Sulle strada incrociamo mandrie di vacche al pascolo vigilate da bambini che si divertono a frustarle per farsi ubbidire. Greggi di pecore ci attraversano di frequente il cammino. Per centinaia di chilometri il paesaggio è interrotto solo da qualche capanna o piccoli villaggi.

La povertà è lampante ma vissuta con grande dignità.

Nelle città come Kars e Doğubeyazit uomini seduti su bassi sgabelli sui marciapiedi,

impegnati a sorseggiare chai, il te nero turco, ci osservano e sorridono incuriositi.

Fuori dai centri abitati, nelle campagne di alta quota, nei campi coltivati a grano vengono ancora utilizzati i cavalli per i lavori agricoli.

Nelle aride pianure a poche decine di chilometri da Kars arriviamo ad Ani, antica capitale armena oggi in territorio turco.

Ani, Turchia
Ani, Turchia

La città dalle mille e uno chiese, dai centomila abitanti, cosi’ fiorente durante il medioevo da fare concorrenza a Costantinopoli, oggi giace in stato di abbandono totale. All‘ingresso, accanto ad un pericolante chiosco che vende bibite e frutta, ci sono stalle, capanne e animali.

Attraversando le mura di Ani una distesa che fa percepire l’estensione della città, durante i suoi secoli d’oro, accoglie i visitatori. Non c’è ombra turisti, solo sporadicamente s’incontra qualcuno.

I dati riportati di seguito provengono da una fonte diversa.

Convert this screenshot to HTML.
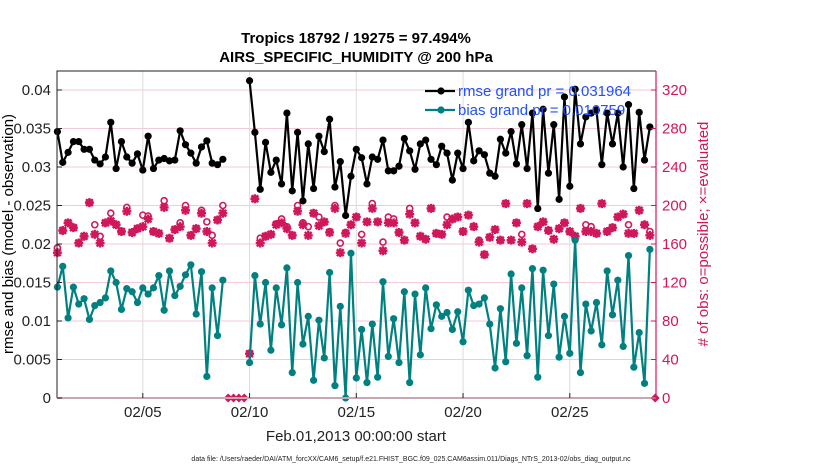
<!DOCTYPE html>
<html><head><meta charset="utf-8">
<style>
html,body{margin:0;padding:0;background:#fff;}
svg{display:block;font-family:"Liberation Sans",Arial,sans-serif;}
</style></head>
<body>
<svg id="chart" width="830" height="470" viewBox="0 0 830 470" xmlns="http://www.w3.org/2000/svg">
<g id="grid"></g>
<g id="marks"></g>
<g id="axes"></g>
<text x="356" y="43" text-anchor="middle" font-size="15" font-weight="bold">Tropics 18792 / 19275 = 97.494%</text>
<text x="356" y="62" text-anchor="middle" font-size="15" font-weight="bold">AIRS_SPECIFIC_HUMIDITY @ 200 hPa</text>
<text transform="translate(13,234) rotate(-90)" text-anchor="middle" font-size="15">rmse and bias (model - observation)</text>
<text transform="translate(708,234) rotate(-90)" text-anchor="middle" font-size="15" fill="#d1175c"># of obs: o=possible; ×=evaluated</text>
<text x="356" y="441" text-anchor="middle" font-size="15" fill="#222">Feb.01,2013 00:00:00 start</text>
<text x="411" y="461" text-anchor="middle" font-size="7" fill="#222">data file: /Users/raeder/DAI/ATM_forcXX/CAM6_setup/f.e21.FHIST_BGC.f09_025.CAM6assim.011/Diags_NTrS_2013-02/obs_diag_output.nc</text>
<g id="legend"></g>
</svg>
<script>
const rmse = [0.0346,0.0306,0.0319,0.0333,0.0333,0.0323,0.0323,0.0309,0.0304,0.0313,0.0358,0.0298,0.0333,0.0313,0.0305,0.0317,0.0296,0.0340,0.0298,0.0309,0.0311,0.0308,0.0309,0.0347,0.0329,0.0318,0.0305,0.0326,0.0334,0.0305,0.0303,0.0310,
null,null,null,null,
0.0412,0.0345,0.0271,0.0332,0.0293,0.0309,0.0278,0.0370,0.0269,0.0345,0.0256,0.0330,0.0272,0.0340,0.0320,0.0362,0.0274,0.0307,0.0237,0.0288,0.0323,0.0312,0.0278,0.0313,0.0310,0.0335,0.0295,0.0295,0.0301,0.0337,0.0321,0.0297,0.0330,0.0335,0.0310,0.0303,0.0327,
0.0318,0.0283,0.0318,0.0298,0.0358,0.0308,0.0321,0.0316,0.0292,0.0288,0.0336,0.0318,0.0346,0.0304,0.0355,0.0298,0.0370,0.0246,0.0375,0.0292,0.0355,0.0258,0.0391,0.0275,0.0401,0.0330,0.0365,0.0370,0.0374,0.0303,0.0370,0.0330,0.0370,0.0300,0.0381,0.0272,0.0371,0.0309,0.0352,null];
const bias = [0.0144,0.0171,0.0104,0.0144,0.0122,0.0129,0.0102,0.0120,0.0124,0.0130,0.0165,0.0150,0.0115,0.0142,0.0138,0.0124,0.0143,0.0135,0.0143,0.0159,0.0114,0.0165,0.0133,0.0145,0.0160,0.0173,0.0109,0.0164,0.0028,0.0143,0.0081,0.0153,
null,null,null,null,
0.0046,0.0159,0.0096,0.0150,0.0062,0.0143,0.0095,0.0169,0.0033,0.0150,0.0070,0.0106,0.0023,0.0101,0.0052,0.0163,0.0016,0.0119,0.0000,0.0188,0.0026,0.0089,0.0020,0.0096,0.0027,0.0151,0.0054,0.0103,0.0046,0.0138,0.0020,0.0135,0.0056,0.0143,0.0090,0.0121,0.0106,
0.0111,0.0089,0.0112,0.0073,0.0140,0.0120,0.0122,0.0130,0.0096,0.0039,0.0116,0.0047,0.0161,0.0071,0.0143,0.0055,0.0168,0.0027,0.0166,0.0081,0.0148,0.0053,0.0106,0.0058,0.0205,0.0033,0.0122,0.0087,0.0124,0.0069,0.0165,0.0108,0.0153,0.0067,0.0185,0.0040,0.0085,0.0019,0.0193,null];
const evaluated = [151,174,182,177,161,168,203,170,161,182,184,180,173,194,172,176,178,186,173,171,198,166,175,178,195,169,176,192,173,161,185,192,
0,0,0,0,
46,207,161,168,170,180,182,176,169,194,180,169,192,179,183,172,197,151,171,180,188,161,183,197,183,153,182,182,172,164,191,182,168,165,197,171,170,
180,186,188,173,190,178,162,149,167,175,164,202,164,182,162,202,155,178,183,174,165,176,182,173,168,197,173,173,171,202,173,177,188,191,171,171,195,180,169,0];
const possible = [156,174,182,177,161,168,203,180,168,182,192,180,173,198,172,176,190,189,173,171,205,166,175,182,200,169,176,195,183,169,185,200,
0,0,0,0,
46,207,166,168,170,181,186,178,169,200,182,178,192,188,183,173,200,161,172,180,188,170,183,202,183,162,188,186,172,164,197,182,168,165,197,171,170,
188,186,188,173,190,178,164,149,167,175,164,202,164,182,170,202,155,178,183,174,165,176,182,173,168,197,180,178,171,202,173,177,188,191,180,171,195,180,173,0];
const stepDays = 0.25;
const leftTicks = [0,0.005,0.01,0.015,0.02,0.025,0.03,0.035,0.04];
const leftTickLabels = ["0","0.005","0.01","0.015","0.02","0.025","0.03","0.035","0.04"];
const rightTicks = [0,40,80,120,160,200,240,280,320];
const xTickDays = [4,9,14,19,24];
const xTickLabels = ["02/05","02/10","02/15","02/20","02/25"];
const legendLabels = ["rmse grand pr = 0.031964","bias grand pr = 0.010759"];

const L=57,R=656,T=71,B=398;
const X0=57.4, PXD=21.35;
function xs(day){return X0+day*PXD;}
function yl(v){return B-v/0.04*(B-90);}
function yr(c){return B-c/320*(B-90);}
const NS="http://www.w3.org/2000/svg";
function mk(tag,attrs,parent){const e=document.createElementNS(NS,tag);for(const k in attrs)e.setAttribute(k,attrs[k]);parent.appendChild(e);return e;}
const grid=document.getElementById('grid'),marks=document.getElementById('marks'),axes=document.getElementById('axes'),legend=document.getElementById('legend');
const RED="#d1175c",TEAL="#008080";

leftTicks.forEach(function(v,i){
  if(i===0)return;
  const g=mk('line',{x1:L,x2:R,y1:yl(v),y2:yl(v),stroke:"#f6c9d8","stroke-width":1},grid);
  
  
});
xTickDays.forEach(function(d){
  const g=mk('line',{x1:xs(d),x2:xs(d),y1:T,y2:B,stroke:"#dcdcdc","stroke-width":1},grid);
  
  
});

function drawLine(arr,color,name){
  let segs=[],cur=[];
  arr.forEach(function(v,i){
    if(v===null){if(cur.length)segs.push(cur);cur=[];}
    else cur.push(xs(i*stepDays).toFixed(2)+","+yl(v).toFixed(2));
  });
  if(cur.length)segs.push(cur);
  segs.forEach(function(s){
    const p=mk('polyline',{points:s.join(" "),fill:"none",stroke:color,"stroke-width":2.2,"stroke-linejoin":"round"},marks);
    
    
  });
  arr.forEach(function(v,i){
    if(v===null)return;
    const c=mk('circle',{cx:xs(i*stepDays),cy:yl(v),r:3.6,fill:color},marks);
    
    
  });
}

// possible circles first
possible.forEach(function(c,i){
  if(c===0)return;
  const o=mk('circle',{cx:xs(i*stepDays),cy:yr(c),r:3,fill:"#fff",stroke:RED,"stroke-width":1.6},marks);
  
  
});
// evaluated stars on top
evaluated.forEach(function(c,i){
  const x=xs(i*stepDays);
  if(possible[i]===0){
    const d=mk('path',{d:"M"+(x-4.5)+","+B+" L"+x+","+(B-4.5)+" L"+(x+4.5)+","+B+" L"+x+","+(B+4.5)+"Z",fill:RED},marks);
    
    
    return;
  }
  const y=yr(c);
  const s=mk('path',{d:"M"+(x-4.5)+","+y+"h9M"+x+","+(y-4.5)+"v9M"+(x-3.4)+","+(y-3.4)+"l6.8,6.8M"+(x-3.4)+","+(y+3.4)+"l6.8,-6.8",stroke:RED,"stroke-width":2.4,fill:"none"},marks);
  
  
});

drawLine(bias,TEAL,'bias');
drawLine(rmse,"#000",'rmse');

let a=mk('path',{d:"M"+L+","+B+" V"+T+" H"+R,fill:"none",stroke:"#222","stroke-width":1},axes);


a=mk('line',{x1:L,x2:R,y1:B,y2:B,stroke:"#c8a6b2","stroke-width":2},axes);


a=mk('line',{x1:R,x2:R,y1:T,y2:B,stroke:RED,"stroke-width":1.2},axes);


leftTicks.forEach(function(v,i){
  const y=yl(v);
  const t=mk('line',{x1:L,x2:L+5,y1:y,y2:y,stroke:"#222"},axes);
  
  
  const tx=mk('text',{x:L-6,y:y+5,"text-anchor":"end","font-size":15,fill:"#222"},axes);
  tx.textContent=leftTickLabels[i];
  
  
});
rightTicks.forEach(function(v){
  const y=yr(v);
  const t=mk('line',{x1:R-5,x2:R,y1:y,y2:y,stroke:RED},axes);
  
  
  const tx=mk('text',{x:R+6,y:y+5,"font-size":15,fill:RED},axes);
  tx.textContent=String(v);
  
  
});
xTickDays.forEach(function(d,i){
  const x=xs(d);
  const t=mk('line',{x1:x,x2:x,y1:B-5,y2:B,stroke:"#222"},axes);
  
  
  const tx=mk('text',{x:x,y:417,"text-anchor":"middle","font-size":15,fill:"#222"},axes);
  tx.textContent=xTickLabels[i];
  
  
});

[["#000",91],[TEAL,110]].forEach(function(e,i){
  const ln=mk('line',{x1:425,x2:455,y1:e[1],y2:e[1],stroke:e[0],"stroke-width":2.2},legend);
  
  
  const c=mk('circle',{cx:441,cy:e[1],r:3.6,fill:e[0]},legend);
  
  
  const tx=mk('text',{x:458,y:e[1]+5,"font-size":15,fill:"#1f4fff"},legend);
  tx.textContent=legendLabels[i];
  
  
});
</script>
</body></html>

Come degli Schliemann improvvisati, ci avventuriamo tra le rovine di chiese millenarie lasciate completamente incustodite. Reperti, capitelli, bassorilievi giacciono per terra in balia dei vandali o ancora peggio dei ladri. La Chiesa del Redentore a pianta circolare, disegno unico per i suoi tempi, una volta custode di un frammento della croce di Cristo, è crollata esattamente a metà dopo che un fulmine la colpi’ nel 1955. La chiesa di San Gregorio costruita nel 1215, è in condizioni critiche e le suoi cicli di decorazioni ad affresco (raro per una chiesa armena) sono in buona parte rovinati dai graffiti di qualche scellerato.

Ani è un posto magico, romantico e decadente, che fa sentire turisti ottocenteschi, passeggiare in questo altopiano a quasi duemila lascia incantati ed amareggiati. Delle piazze, dei palazzi della fiorente città oggi non rimane che polvere.

Nonastero di Sumela
Monastero di Sumela

Riprendiamo il cammino verso nord, verso il Mar Nero, scendiamo di quota, la vegetazione diventa più verde e rigogliosa. Anche le città cambiano, più ricche e occidentalizzanti, sentiamo che stiamo tornando verso un mondo più familiare. Ci fermiamo per poche ore nel placido monastero di Sumela, che sfidando le leggi della fisica, arroccato su un monte, domina la valle.

Un autobus notturno che ci aspetta a Trebisonda, antico punto di riferimento per i marinai del Mar Nero (non a caso perdere la trebisonda è ancora oggi utilizzato nel linguaggio comune), ci porterà in a Tbilisi, in Georgia, in una notte.